Final answer:
The volume of a 1.47M iron(II) bromide solution containing 25.0g of iron(II) bromide is found to be 78.8 mL after converting grams to moles and using the molarity equation. The answer is not among the provided options a) through d), suggesting a mistake in the question or options.
Step-by-step explanation:
To calculate the volume in milliliters of a 1.47M iron(II) bromide solution that contains 25.0g of iron(II) bromide, we need to use the molarity equation M = n/V, where M is molarity, n is the number of moles, and V is the volume in liters.
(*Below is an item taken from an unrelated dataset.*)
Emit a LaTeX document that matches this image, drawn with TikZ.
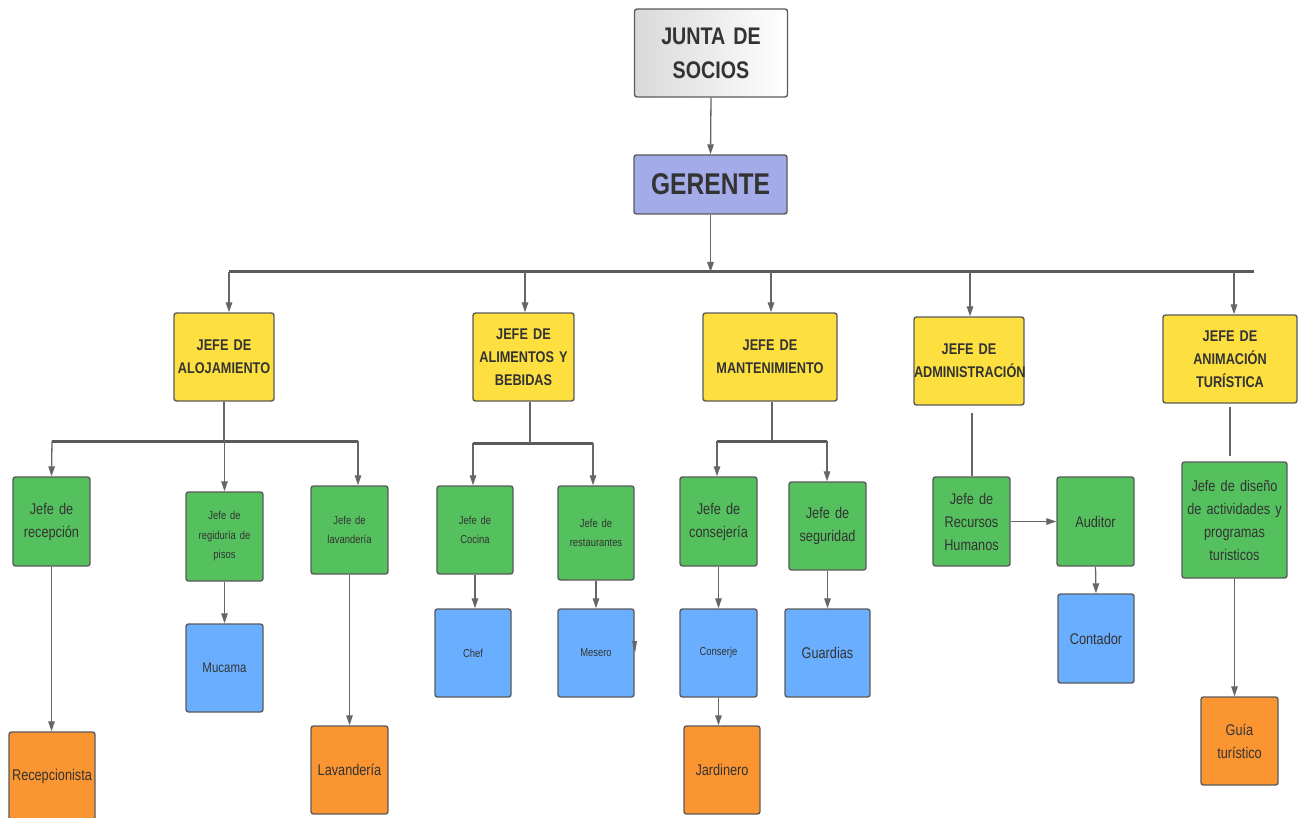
\documentclass[tikz,border=0pt]{standalone}
\usepackage{fontspec}
\setmainfont{Liberation Sans}[FakeStretch=0.82,WordSpace=0.75]
\usetikzlibrary{arrows.meta}
\definecolor{bordergray}{HTML}{5A5A5A}
\definecolor{linegray}{HTML}{666666}
\definecolor{textgray}{HTML}{333333}
\definecolor{yellowfill}{HTML}{FDE03F}
\definecolor{greenfill}{HTML}{55C15E}
\definecolor{bluefill}{HTML}{6AAFFF}
\definecolor{orangefill}{HTML}{FA9532}
\definecolor{lavfill}{HTML}{A3ABE8}
\definecolor{junta}{HTML}{D9D9D9}
\tikzset{
  box/.style={draw=bordergray, line width=1.4pt, rounded corners=2.5pt, inner sep=0pt, align=center, text=textgray},
  sz/.style n args={2}{minimum width=#1pt, text width=#1pt, minimum height=#2pt},
  ybox/.style={box, fill=yellowfill, font=\bfseries\fontsize{15.5}{23}\selectfont},
  gbox/.style={box, fill=greenfill},
  bbox/.style={box, fill=bluefill},
  obox/.style={box, fill=orangefill},
  bigtxt/.style={font=\fontsize{15.5}{23}\selectfont},
  smalltxt/.style={font=\fontsize{11.5}{19.5}\selectfont},
  arr/.style={draw=linegray, line width=1.3pt, -{Triangle[length=10pt,width=6.5pt]}, fill=linegray},
  ln/.style={draw=linegray, line width=1.6pt},
  bus/.style={draw=bordergray, line width=3pt},
}
\begin{document}
\begin{tikzpicture}[x=1pt,y=-1pt]
\useasboundingbox (0,0) rectangle (1306,818);
% top
\node[box, sz={153}{88}, left color=junta, right color=white, font=\bfseries\fontsize{24}{34}\selectfont] (junta) at (711,53) {JUNTA DE\\SOCIOS};
\node[box, sz={153}{59}, fill=lavfill, font=\bfseries\fontsize{30}{34}\selectfont] (ger) at (710.5,184.5) {GERENTE};
% yellow
\node[ybox, sz={100}{88}] (aloj) at (224,357) {JEFE DE\\ALOJAMIENTO};
\node[ybox, sz={101}{88}] (alim) at (523.5,357) {JEFE DE\\ALIMENTOS Y\\BEBIDAS};
\node[ybox, sz={134}{88}] (mant) at (770,357) {JEFE DE\\MANTENIMIENTO};
\node[ybox, sz={110}{88}] (admin) at (969,361) {JEFE DE\\ADMINISTRACIÓN};
\node[ybox, sz={134}{88}] (anim) at (1230,359) {JEFE DE\\ANIMACIÓN\\TURÍSTICA};
% green
\node[gbox, bigtxt, sz={77}{89}] (recep) at (51.5,521.5) {Jefe de\\recepción};
\node[gbox, smalltxt, sz={77}{89}] (regid) at (224.5,536.5) {Jefe de\\regiduría de\\pisos};
\node[gbox, smalltxt, sz={77}{88}] (jlav) at (349.5,530) {Jefe de\\lavandería};
\node[gbox, smalltxt, sz={76}{88}] (cocina) at (475,530) {Jefe de\\Cocina};
\node[gbox, smalltxt, sz={76}{94}] (rest) at (596,533) {Jefe de\\restaurantes};
\node[gbox, bigtxt, sz={77}{89}] (consej) at (718.5,521.5) {Jefe de\\consejería};
\node[gbox, bigtxt, sz={77}{88}] (segur) at (827.5,526) {Jefe de\\seguridad};
\node[gbox, bigtxt, sz={77}{89}] (rrhh) at (971.5,521.5) {Jefe de\\Recursos\\Humanos};
\node[gbox, bigtxt, sz={77}{89}] (audit) at (1095.5,521.5) {Auditor};
\node[gbox, bigtxt, sz={105}{116}] (diseno) at (1234.5,520) {Jefe de diseño\\de actividades y\\programas\\turisticos};
% blue
\node[bbox, font=\fontsize{14}{20}\selectfont, sz={77}{88}] (mucama) at (224.5,668) {Mucama};
\node[bbox, smalltxt, sz={76}{88}] (chef) at (473,653) {Chef};
\node[bbox, smalltxt, sz={76}{88}] (mesero) at (596,653) {Mesero};
\node[bbox, smalltxt, sz={77}{88}] (conserje) at (718.5,653) {Conserje};
\node[bbox, bigtxt, sz={85}{88}] (guardias) at (827.5,653) {Guardias};
\node[bbox, bigtxt, sz={76}{89}] (contador) at (1096,638.5) {Contador};
% orange
\node[obox, bigtxt, sz={86}{88}] (recepc) at (52,776) {Recepcionista};
\node[obox, bigtxt, sz={77}{88}] (olav) at (349.5,770) {Lavandería};
\node[obox, bigtxt, sz={76}{88}] (jardin) at (722,770) {Jardinero};
\node[obox, bigtxt, sz={77}{88}] (guia) at (1239.5,741) {Guía\\turístico};
% main connectors
\draw[arr] (junta.south) -- (ger.north);
\coordinate (busL) at (229,272);
\coordinate (busR) at (1254,272);
\draw[bus] (busL) -- (busR);
\draw[arr] (ger.south) -- (ger.south |- busL);
\coordinate (dA) at (229,272);
\coordinate (dB) at (525,272);
\coordinate (dC) at (771,272);
\coordinate (dD) at (970,272);
\coordinate (dE) at (1234,272);
\draw[arr] (dA) -- (dA |- aloj.north);
\draw[arr] (dB) -- (dB |- alim.north);
\draw[arr] (dC) -- (dC |- mant.north);
\draw[arr] (dD) -- (dD |- admin.north);
\draw[arr] (dE) -- (dE |- anim.north);
% alojamiento subtree
\coordinate (sbAL) at (52,441);
\coordinate (sbAR) at (358,441);
\draw[bus] (sbAL) -- (sbAR);
\draw[ln] (aloj.south) -- (aloj.south |- sbAL);
\draw[arr] (sbAL) -- (recep.north);
\draw[arr] (regid.north |- sbAL) -- (regid.north);
\draw[arr] (sbAR) -- (sbAR |- jlav.north);
\draw[arr] (recep.south) -- (recep.south |- recepc.north);
\draw[arr] (regid.south) -- (mucama.north);
\draw[arr] (jlav.south) -- (olav.north);
% alimentos subtree
\coordinate (sbB) at (530,443);
\coordinate (sbBL) at (473,443);
\coordinate (sbBR) at (593,443);
\draw[bus] (sbBL) -- (sbBR);
\draw[ln] (sbB |- alim.south) -- (sbB);
\draw[arr] (sbBL) -- (sbBL |- cocina.north);
\draw[arr] (sbBR) -- (sbBR |- rest.north);
\draw[arr] (cocina.south) -- (cocina.south |- chef.north);
\draw[arr] (rest.south) -- (mesero.north);
\fill[linegray] (632,641) -- (637,641) -- (635,653) -- cycle;
% mantenimiento subtree
\coordinate (sbC) at (772,441);
\coordinate (sbCL) at (717,441);
\coordinate (sbCR) at (827,441);
\draw[bus] (sbCL) -- (sbCR);
\draw[ln] (sbC |- mant.south) -- (sbC);
\draw[arr] (sbCL) -- (sbCL |- consej.north);
\draw[arr] (sbCR) -- (sbCR |- segur.north);
\draw[arr] (consej.south) -- (conserje.north);
\draw[arr] (segur.south) -- (guardias.north);
\draw[arr] (conserje.south) -- (conserje.south |- jardin.north);
% administracion subtree
\coordinate (adm1) at (972,413);
\draw[ln] (adm1) -- (adm1 |- rrhh.north);
\draw[arr] (rrhh.east) -- (audit.west);
\draw[arr] (audit.south) -- (contador.north);
% animacion subtree
\coordinate (an1) at (1230,407);
\coordinate (an2) at (1230,456);
\draw[ln] (an1) -- (an2);
\draw[arr] (diseno.south) -- (diseno.south |- guia.north);
\end{tikzpicture}
\end{document}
We first convert the grams of iron(II) bromide to moles using the molecular weight of iron(II) bromide (FeBr2), which is approximately 215.65 g/mol.
Number of moles n = mass (g) / molar mass (g/mol) = 25.0 g / 215.65 g/mol = 0.1159 moles
Now, we can calculate the volume V, using the molarity equation rearranged to V = n/M.
Volume V = n / M = 0.1159 moles / 1.47 mol/L = 0.0788 L
Converting liters to milliliters (1 L = 1000 mL), we get:
Volume V = 0.0788 L × 1000 mL/L = 78.8 mL
The correct answer is not provided in the options a) through d), so there appears to be a mistake in the question or the provided options.